Die SPÖ Kärnten schaltet die Staatsanwaltschaft gegen den "Gifthersteller Monsanto" (O-Ton des Landesgeschäftsführers) ein. Hirn einschalten statt populistischer Robin-Hood-Aktion wäre aber besser. Wer sich ernsthaft um die Gesundheit der Österreicher sorgt, müsste nämlich eher den Konsum von Zigaretten, Alkohol und zuckerhaltigen Limonaden verbieten. Die stehen nicht nur im Verdacht, Krankheiten auszulösen, sie tun es einwandfrei: von Krebs bis Adipositas. Und während kein einziger Todesfall durch das Unkrautvernichtungsmittel Glyphosat in Österreich festgestellt wurde, sind allein heuer bis Ende September 315 Menschen bei Verkehrsunfällen gestorben. Weg mit allen Autos? In die Kategorie des Gefährdungspotenzials von Glyphosat fallen auch Kaminfeuer, Wurst, Grillfleisch (wenn es angekohlt ist) und – ganz böse – Grammeln! Verkaufs-Stopp?
Feldzug gegen Konzerne
Aber im Ernst: In einer technik-, chemie- und industriefeindlichen Gesellschaft wie der deutschen und österreichischen kommt es gut an, gegen "Konzerne" zu kämpfen. Noch dazu, wenn es ein so weltbeherrschender wie Monsanto ist, der mit dem Zusammenschluss von Bayer noch weiter wachsen wird. Diese Konzentration löst zu Recht Unbehagen aus. Der Kampf gegen Glyphosat ist somit ein Stellvertreterkrieg der grünen Nichtregierungsorganisationen wie Greenpeace und Global 2000. Aber sobald sie ihn gewonnen haben, werden sie unter Garantie die nächste (postfaktische) Sau durchs Dorf jagen. Weil Daueraufgeregtheit das Geschäftsmodell der auf Spenden basierenden NGOs ist. Nach dem "Bienenkiller" Neonicotinoide war es das (in Europa gar nie drohende) Chlorhuhn im Kampf gegen TTIP. Jetzt also Glyphosat. Dabei wäre ein Kampf für das Tabakverbot in der Gastronomie (das den Blauen ein Dorn im Auge ist) und gegen Shisha-Shops deutlich wichtiger.
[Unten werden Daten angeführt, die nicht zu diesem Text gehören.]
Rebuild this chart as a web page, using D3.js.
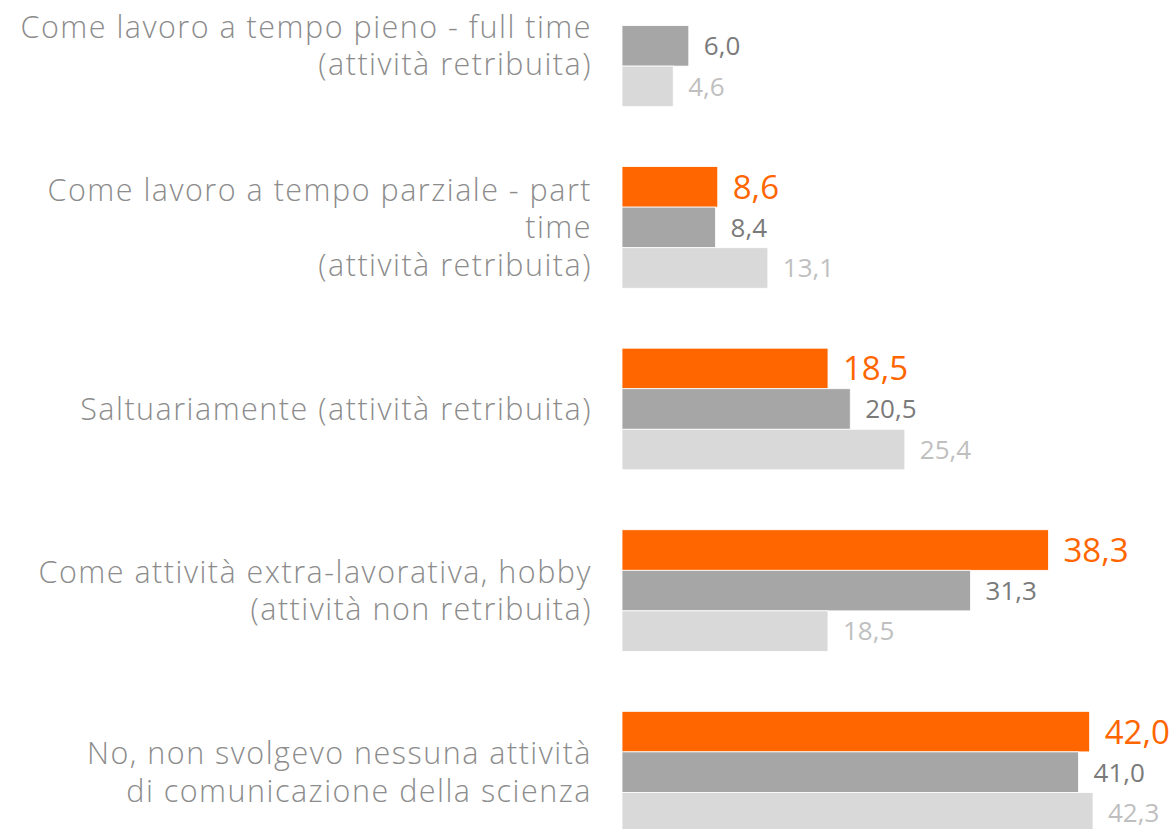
<!DOCTYPE html>
<html>
<head>
  <meta charset="utf-8">
  <script src="https://d3js.org/d3.v7.min.js"></script>
  <style>
    body { margin: 0; background: #fff; }
    .cat { font-family: "Open Sans", sans-serif; font-weight: 300; font-size: 30.5px; letter-spacing: 1.5px; fill: #8c8c8c; text-anchor: end; }
    .val { font-family: "Open Sans", sans-serif; }
  </style>
</head>
<body>
  <div id="chart"></div>
  <script>
    const categories = [
      "Come lavoro a tempo pieno - full time\n(attività retribuita)",
      "Come lavoro a tempo parziale - part\ntime\n(attività retribuita)",
      "Saltuariamente (attività retribuita)",
      "Come attività extra-lavorativa, hobby\n(attività non retribuita)",
      "No, non svolgevo nessuna attività\ndi comunicazione della scienza"
    ];
    const seriesNames = ["s1", "s2", "s3"];
    const s1Values = [null, 8.6, 18.5, 38.3, 42.0];
    const s2Values = [6.0, 8.4, 20.5, 31.3, 41.0];
    const s3Values = [4.6, 13.1, 25.4, 18.5, 42.3];

    const W = 1175, H = 829;
    const barColors = {s1: "#ff6600", s2: "#a6a6a6", s3: "#d9d9d9"};
    const textColors = {s1: "#ff6600", s2: "#7a7a7a", s3: "#bfbfbf"};
    const textSizes = {s1: 33, s2: 26, s3: 26};

    const rows = categories.map((c, i) => ({
      cat: c,
      s1: s1Values[i], s2: s2Values[i], s3: s3Values[i]
    }));

    const svg = d3.select("#chart").append("svg")
      .attr("width", W).attr("height", H);

    const x = d3.scaleLinear().domain([0, 42.3]).range([622, 1093]);
    const y0 = d3.scaleBand().domain(categories).range([-15, 833]).paddingInner(0.33);
    const y1 = d3.scaleBand().domain(seriesNames).range([0, y0.bandwidth()]);

    const fmt = v => d3.format(".1f")(v).replace(".", ",");

    const g = svg.selectAll("g.group")
      .data(rows)
      .join("g")
        .attr("class", "group")
        .attr("transform", d => `translate(0,${y0(d.cat)})`);

    const items = g.selectAll("g.item")
      .data(d => seriesNames.filter(k => d[k] != null).map(k => ({key: k, value: d[k]})))
      .join("g").attr("class", "item");

    items.append("rect")
      .attr("x", x(0))
      .attr("y", d => y1(d.key))
      .attr("width", d => x(d.value) - x(0))
      .attr("height", y1.bandwidth())
      .attr("fill", d => barColors[d.key])
      .attr("stroke", "#fff")
      .attr("stroke-width", 0.8);

    items.append("text")
      .attr("class", "val")
      .attr("x", d => x(d.value) + 15)
      .attr("y", d => y1(d.key) + y1.bandwidth() / 2)
      .attr("dy", "0.36em")
      .attr("fill", d => textColors[d.key])
      .attr("font-size", d => textSizes[d.key])
      .text(d => fmt(d.value));

    // category labels
    const lineH = 37.5;
    g.append("text")
      .attr("class", "cat")
      .attr("x", 592)
      .attr("y", y0.bandwidth() / 2)
      .each(function(d) {
        const lines = d.cat.split("\n");
        const t = d3.select(this);
        lines.forEach((l, i) => {
          t.append("tspan")
            .attr("x", 592)
            .attr("y", y0.bandwidth() / 2 + (i - (lines.length - 1) / 2) * lineH)
            .attr("dy", "0.35em")
            .text(l);
        });
      });
  </script>
</body>
</html>
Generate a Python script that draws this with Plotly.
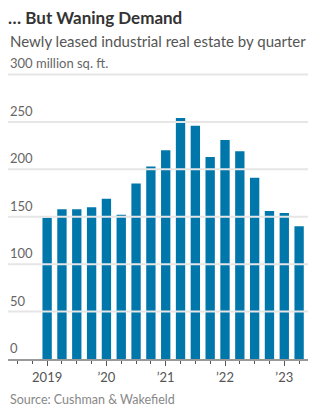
import plotly.graph_objects as go

# Newly leased industrial space, million sq. ft., 2019 Q1 – 2023 Q2
quarters = ["2019 Q1", "2019 Q2", "2019 Q3", "2019 Q4",
            "2020 Q1", "2020 Q2", "2020 Q3", "2020 Q4",
            "2021 Q1", "2021 Q2", "2021 Q3", "2021 Q4",
            "2022 Q1", "2022 Q2", "2022 Q3", "2022 Q4",
            "2023 Q1", "2023 Q2"]
leased = [149, 158, 158, 160, 169, 152, 185, 203, 220, 254,
          246, 213, 231, 219, 191, 156, 154, 140]

year_tick_labels = ["2019", "’20", "’21", "’22", "’23"]
y_tick_values = [0, 50, 100, 150, 200, 250, 300]
y_tick_labels = ["0", "50", "100", "150", "200", "250", "300 million sq. ft."]

FONT = "Lato"
BLUE = "#0077ab"
Y_MAX = 330
PLOT_H = 313

x_idx = list(range(len(quarters)))
year_idx = [i for i, q in enumerate(quarters) if q.endswith("Q1")]

fig = go.Figure()

# horizontal gridlines drawn as a line trace beneath the bars
grid_x, grid_y = [], []
for v in y_tick_values:
    if v > 0:
        grid_x += [-2.64, 17.6, None]
        grid_y += [v, v, None]
fig.add_trace(go.Scatter(
    x=grid_x, y=grid_y, mode="lines",
    line=dict(color="#e6e6e6", width=2),
    hoverinfo="skip", showlegend=False, cliponaxis=False,
))

fig.add_trace(go.Bar(
    x=x_idx, y=leased, marker=dict(color=BLUE, line=dict(width=0)),
    width=0.63, customdata=quarters,
    hovertemplate="%{customdata}: %{y}<extra></extra>",
))

# value labels sit just above their gridlines, flush with the left edge
y_labels = [
    dict(text=t, xref="paper", yref="y", x=0, xanchor="left",
         y=v, yanchor="bottom", yshift=1, showarrow=False,
         font=dict(size=13, color="#666666", family=FONT))
    for v, t in zip(y_tick_values, y_tick_labels)
]

fig.update_layout(
    width=324, height=411,
    margin=dict(l=8, r=16, t=46, b=52),
    paper_bgcolor="white", plot_bgcolor="white",
    showlegend=False,
    font=dict(family=FONT, color="#666666"),
    title=dict(
        text="<b>… But Waning Demand</b>",
        x=8 / 324, xref="container", xanchor="left",
        y=1 - 12 / 411, yref="container", yanchor="top",
        font=dict(size=17, color="#333333", family=FONT),
    ),
    annotations=[
        dict(text="Newly leased industrial real estate by quarter",
             xref="paper", yref="paper", x=0, xanchor="left",
             y=1 + 16 / PLOT_H, yanchor="top", showarrow=False,
             font=dict(size=15, color="#555555", family=FONT)),
        dict(text="Source: Cushman & Wakefield",
             xref="paper", yref="paper", x=0, xanchor="left",
             y=-31 / PLOT_H, yanchor="top", showarrow=False,
             font=dict(size=12.5, color="#888888", family=FONT)),
    ] + y_labels,
)

fig.update_xaxes(
    range=[-2.64, 17.6],
    tickmode="array", tickvals=year_idx, ticktext=year_tick_labels,
    ticks="outside", ticklen=5, tickwidth=1, tickcolor="#555555",
    tickfont=dict(size=13, color="#555555"),
    showgrid=False, zeroline=False,
    showline=True, linecolor="#999999", linewidth=2,
    minor=dict(tick0=0, dtick=1, ticks="outside", ticklen=3,
               tickwidth=1, tickcolor="#555555", showgrid=False),
    fixedrange=True,
)

fig.update_yaxes(
    range=[0, Y_MAX],
    showticklabels=False, ticks="", showgrid=False,
    zeroline=False, showline=False, fixedrange=True,
)

fig.write_html("out.html")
Das Ende von Glyphosat würde Monsanto sogar nutzen. Weil der Patentschutz für das seit den Siebzigerjahren verwendete Mittel abgelaufen ist, hat der Konzern sicher schon teureres Neues in der Pipeline. Die NGOs spielen Monsanto somit sogar in die Hände.
Mehrkosten für Bauern
Ja, das Breitband-Herbizid kann beim Anwender, also dem Bauern, der sich zu wenig schützt, vielleicht Krebs auslösen. In den USA wird pro Hektar übrigens ein Vielfaches eingesetzt, weil dort im Gegensatz zu Europa gentechnisch veränderte, herbizidresistente Pflanzen angebaut werden dürfen.
Die Landwirtschaftsminister von 18 EU-Ländern haben gerade für eine Zulassung für weitere fünf Jahre gestimmt. Für die Bauern ist es praktisch, weil sie sich das (mehrmalige) Umpflügen, das für bodennahe Kleinlebewesen übrigens auch letal sein kann, ersparen. Auf den durch ein Glyphosat-Verbot verursachten Mehrkosten werden sie sitzen bleiben. Denn der Handel wird dem Konsumenten keine noch höheren Lebensmittelpreise zumuten.
Kärnten spielt nun also David gegen Goliath. Lieb. Damit kann man von den Tollheiten der Landespolitik ablenken, die fast in den Bankrott führten. Auch der (Noch-)Kanzler Christian Kern und die niederösterreichische SPÖ springen auf den Zug auf. Aber, pst, Unkraut kann auch ganz schön giftig sein. Einst starb man massenhaft an Mutterkorn. Wer verbietet eigentlich Unkraut?